Work to do.
Copy out every record below exactly as written, but leave out any pictures.

Entries.
'''

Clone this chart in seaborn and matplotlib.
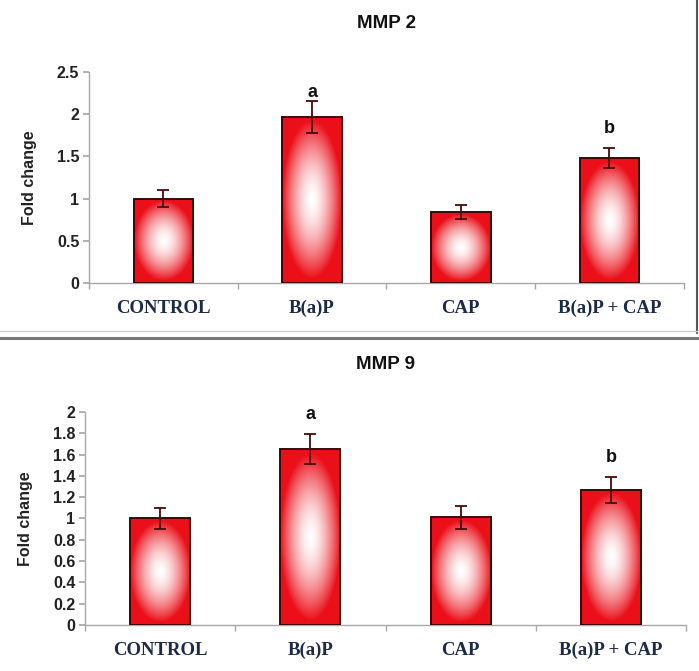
import numpy as np
import pandas as pd
import matplotlib
matplotlib.use("Agg")
import matplotlib.pyplot as plt
import seaborn as sns
from matplotlib.lines import Line2D
from matplotlib.ticker import FuncFormatter

# ---------- Data ----------
groups = ["CONTROL", "B(a)P", "CAP", "B(a)P + CAP"]

mmp2_fold = [1.00, 1.97, 0.84, 1.48]
mmp2_err = [0.10, 0.19, 0.08, 0.12]
mmp2_marks = ["", "a", "", "b"]

mmp9_fold = [1.00, 1.65, 1.01, 1.27]
mmp9_err = [0.10, 0.14, 0.11, 0.12]
mmp9_marks = ["", "a", "", "b"]

mmp2_ticks = [0, 0.5, 1, 1.5, 2, 2.5]
mmp9_ticks = [0, 0.2, 0.4, 0.6, 0.8, 1, 1.2, 1.4, 1.6, 1.8, 2]

# ---------- Style ----------
sns.set_theme(style="white")
plt.rcParams["font.family"] = ["Liberation Sans", "DejaVu Sans"]

RED = np.array([0.92, 0.06, 0.10])
AXIS_GREY = "#a8a8a8"
NAVY = "#1b2a47"


def gradient_image(n=160):
    # white centre fading to red at the edges
    yy, xx = np.mgrid[-1:1:n * 1j, -1:1:n * 1j]
    d = np.sqrt(xx ** 2 + (yy * 1.05) ** 2)
    t = np.clip(d, 0, 1) ** 1.6
    img = np.ones((n, n, 3)) * (1 - t[..., None]) + RED * t[..., None]
    return img


def draw_panel(ax, title, vals, errs, marks, ticks, mark_offsets, title_y):
    df = pd.DataFrame({"group": groups, "fold": vals})
    sns.barplot(data=df, x="group", y="fold", ax=ax, width=0.4,
                color="white", edgecolor="#3a0808", linewidth=1.4,
                errorbar=None)
    img = gradient_image()
    for p in ax.patches:
        x0, y0 = p.get_x(), p.get_y()
        w, h = p.get_width(), p.get_height()
        p.set_facecolor("none")
        p.set_zorder(3)
        im = ax.imshow(img, extent=[x0, x0 + w, y0, y0 + h], aspect="auto",
                       zorder=2, interpolation="bilinear")
        im.set_clip_path(p)

    xs = np.arange(len(groups))
    ax.errorbar(xs, vals, yerr=errs, fmt="none", ecolor="#4a0a0a",
                elinewidth=1.3, capsize=4, capthick=1.3, zorder=4)

    for x, v, e, m, off in zip(xs, vals, errs, marks, mark_offsets):
        if m:
            ax.annotate(m, (x, v + e), xytext=(0, off), textcoords="offset points",
                        ha="center", va="baseline", fontsize=13,
                        fontweight="bold", color="#111111")

    ax.set_xlim(-0.5, len(groups) - 0.5)
    ax.set_ylim(ticks[0], ticks[-1])
    ax.set_yticks(ticks)
    ax.yaxis.set_major_formatter(FuncFormatter(lambda v, _: f"{v:g}"))
    ax.set_xticks(np.arange(-0.5, len(groups), 1.0), minor=True)
    ax.tick_params(axis="x", which="major", length=0, pad=12)
    ax.tick_params(axis="x", which="minor", length=4, color=AXIS_GREY, direction="out",
                   bottom=True)
    ax.tick_params(axis="y", length=4, color=AXIS_GREY, direction="out", left=True,
                   labelsize=11.5, pad=3)
    for lab in ax.get_yticklabels():
        lab.set_fontweight("bold")
        lab.set_color("#222222")
    ax.set_xticks(xs)
    ax.set_xticklabels(groups, fontfamily="Liberation Serif", fontweight="bold",
                       fontsize=13.5, color=NAVY)

    sns.despine(ax=ax)
    for s in ("left", "bottom"):
        ax.spines[s].set_color(AXIS_GREY)
        ax.spines[s].set_linewidth(1.0)

    ax.set_xlabel("")
    ax.set_ylabel("Fold change", fontsize=11.5, fontweight="bold", color="#222222",
                  labelpad=14)
    ax.set_title(title, fontsize=13.5, fontweight="bold", color="#111111", y=title_y)


fig = plt.figure(figsize=(6.99, 6.71), dpi=100)

ax_top = fig.add_axes([0.1273, 0.5782, 0.851, 0.3145])
draw_panel(ax_top, "MMP 2", mmp2_fold, mmp2_err, mmp2_marks, mmp2_ticks,
           [0, 3, 0, 10.5], 1.167)

ax_bot = fig.add_axes([0.1216, 0.0686, 0.86, 0.3174])
draw_panel(ax_bot, "MMP 9", mmp9_fold, mmp9_err, mmp9_marks, mmp9_ticks,
           [0, 11, 0, 10.5], 1.162)

# frame around upper panel and separator
fig.add_artist(Line2D([697 / 699, 697 / 699], [1, 1 - 333 / 671], transform=fig.transFigure,
                      color="#555555", lw=1.5))
fig.add_artist(Line2D([0, 697 / 699], [1 - 331 / 671, 1 - 331 / 671], transform=fig.transFigure,
                      color="#cccccc", lw=1.0))
fig.add_artist(Line2D([0, 1], [1 - 338 / 671, 1 - 338 / 671], transform=fig.transFigure,
                      color="#777777", lw=2.2))

fig.savefig("out.png", dpi=100)
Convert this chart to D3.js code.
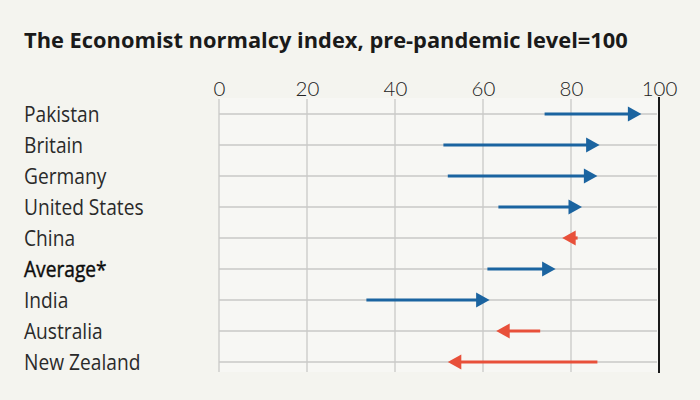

'''

Expected output.
Clone this chart in seaborn and matplotlib.
import numpy as np
import pandas as pd
import matplotlib
matplotlib.use("Agg")
import matplotlib.pyplot as plt
import seaborn as sns
from matplotlib.lines import Line2D
from matplotlib.ticker import FuncFormatter

# ---------- Data ----------
groups = ["CONTROL", "B(a)P", "CAP", "B(a)P + CAP"]

mmp2_fold = [1.00, 1.97, 0.84, 1.48]
mmp2_err = [0.10, 0.19, 0.08, 0.12]
mmp2_marks = ["", "a", "", "b"]

mmp9_fold = [1.00, 1.65, 1.01, 1.27]
mmp9_err = [0.10, 0.14, 0.11, 0.12]
mmp9_marks = ["", "a", "", "b"]

mmp2_ticks = [0, 0.5, 1, 1.5, 2, 2.5]
mmp9_ticks = [0, 0.2, 0.4, 0.6, 0.8, 1, 1.2, 1.4, 1.6, 1.8, 2]

# ---------- Style ----------
sns.set_theme(style="white")
plt.rcParams["font.family"] = ["Liberation Sans", "DejaVu Sans"]

RED = np.array([0.92, 0.06, 0.10])
AXIS_GREY = "#a8a8a8"
NAVY = "#1b2a47"


def gradient_image(n=160):
    # white centre fading to red at the edges
    yy, xx = np.mgrid[-1:1:n * 1j, -1:1:n * 1j]
    d = np.sqrt(xx ** 2 + (yy * 1.05) ** 2)
    t = np.clip(d, 0, 1) ** 1.6
    img = np.ones((n, n, 3)) * (1 - t[..., None]) + RED * t[..., None]
    return img


def draw_panel(ax, title, vals, errs, marks, ticks, mark_offsets, title_y):
    df = pd.DataFrame({"group": groups, "fold": vals})
    sns.barplot(data=df, x="group", y="fold", ax=ax, width=0.4,
                color="white", edgecolor="#3a0808", linewidth=1.4,
                errorbar=None)
    img = gradient_image()
    for p in ax.patches:
        x0, y0 = p.get_x(), p.get_y()
        w, h = p.get_width(), p.get_height()
        p.set_facecolor("none")
        p.set_zorder(3)
        im = ax.imshow(img, extent=[x0, x0 + w, y0, y0 + h], aspect="auto",
                       zorder=2, interpolation="bilinear")
        im.set_clip_path(p)

    xs = np.arange(len(groups))
    ax.errorbar(xs, vals, yerr=errs, fmt="none", ecolor="#4a0a0a",
                elinewidth=1.3, capsize=4, capthick=1.3, zorder=4)

    for x, v, e, m, off in zip(xs, vals, errs, marks, mark_offsets):
        if m:
            ax.annotate(m, (x, v + e), xytext=(0, off), textcoords="offset points",
                        ha="center", va="baseline", fontsize=13,
                        fontweight="bold", color="#111111")

    ax.set_xlim(-0.5, len(groups) - 0.5)
    ax.set_ylim(ticks[0], ticks[-1])
    ax.set_yticks(ticks)
    ax.yaxis.set_major_formatter(FuncFormatter(lambda v, _: f"{v:g}"))
    ax.set_xticks(np.arange(-0.5, len(groups), 1.0), minor=True)
    ax.tick_params(axis="x", which="major", length=0, pad=12)
    ax.tick_params(axis="x", which="minor", length=4, color=AXIS_GREY, direction="out",
                   bottom=True)
    ax.tick_params(axis="y", length=4, color=AXIS_GREY, direction="out", left=True,
                   labelsize=11.5, pad=3)
    for lab in ax.get_yticklabels():
        lab.set_fontweight("bold")
        lab.set_color("#222222")
    ax.set_xticks(xs)
    ax.set_xticklabels(groups, fontfamily="Liberation Serif", fontweight="bold",
                       fontsize=13.5, color=NAVY)

    sns.despine(ax=ax)
    for s in ("left", "bottom"):
        ax.spines[s].set_color(AXIS_GREY)
        ax.spines[s].set_linewidth(1.0)

    ax.set_xlabel("")
    ax.set_ylabel("Fold change", fontsize=11.5, fontweight="bold", color="#222222",
                  labelpad=14)
    ax.set_title(title, fontsize=13.5, fontweight="bold", color="#111111", y=title_y)


fig = plt.figure(figsize=(6.99, 6.71), dpi=100)

ax_top = fig.add_axes([0.1273, 0.5782, 0.851, 0.3145])
draw_panel(ax_top, "MMP 2", mmp2_fold, mmp2_err, mmp2_marks, mmp2_ticks,
           [0, 3, 0, 10.5], 1.167)

ax_bot = fig.add_axes([0.1216, 0.0686, 0.86, 0.3174])
draw_panel(ax_bot, "MMP 9", mmp9_fold, mmp9_err, mmp9_marks, mmp9_ticks,
           [0, 11, 0, 10.5], 1.162)

# frame around upper panel and separator
fig.add_artist(Line2D([697 / 699, 697 / 699], [1, 1 - 333 / 671], transform=fig.transFigure,
                      color="#555555", lw=1.5))
fig.add_artist(Line2D([0, 697 / 699], [1 - 331 / 671, 1 - 331 / 671], transform=fig.transFigure,
                      color="#cccccc", lw=1.0))
fig.add_artist(Line2D([0, 1], [1 - 338 / 671, 1 - 338 / 671], transform=fig.transFigure,
                      color="#777777", lw=2.2))

fig.savefig("out.png", dpi=100)
Convert this chart to D3.js code.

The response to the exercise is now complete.